25 March, 2020
Fund managers should stay vigilant against stocks of listed companies with red flags as they would not be able to cash out their investments if trading of such stocks is suspended.
Stocks of problematic listed companies may be suspended if the Hong Kong securities market regulators consider this to be necessary for the protection of investors or the maintenance of an orderly market. This may occur if the company is in severe financial difficulties, fails to maintain sufficient assets or operations, or has material issues such as irregularities, regulatory investigations and insufficient public float.
Investors holding suspended stocks will not be able to sell them on the market during the trading suspension. They will have no choice but just to wait for the management of the company to take appropriate actions to address all the regulatory concerns in order to resume the trading of the company’s stocks.
Some long suspended companies may end up going into liquidation. Any transfer of shares after the commencement of the compulsory winding-up of the company in Hong Kong is void unless the court orders otherwise.
Some companies in provisional liquidation may be able to find a white knight to inject new funding and/or viable business into them so that they can resume trading. Otherwise, investors will have to wait for the liquidation proceedings to determine how much money they will recover, if any.
Under the new delisting regime which took effect in August 2018, the Hong Kong Stock Exchange may delist the company after a continued trading suspension of 18 and 12 months for Main Board and GEM issuers respectively.

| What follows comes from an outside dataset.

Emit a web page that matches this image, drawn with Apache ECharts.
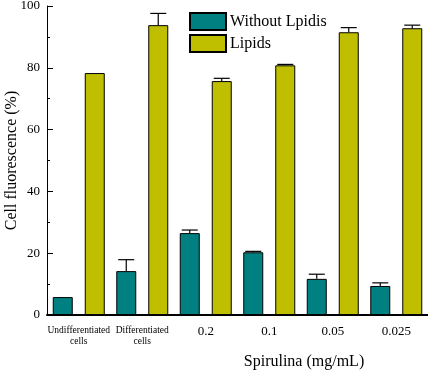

There is currently no statutory investor compensation scheme covering listed company failures, nor any alternative trading arrangement (such as a separate over-the-counter market) for minority shareholders to dispose of suspended or delisted shares. There is also no requirement for the delisted company to buy back the minority shareholders’ shares. Controlling shareholders may want to (but are not obliged to) squeeze out the minority shareholders such that the delisted company will no longer constitute a public company in Hong Kong, which means that future takeover/merger or share buy-back activities affecting the company will not be subject to the Hong Kong Codes on Takeovers and Mergers and Share Buy-backs. The squeeze-out price is however likely to be low in view of the lack of open market for the shares of an unlisted company.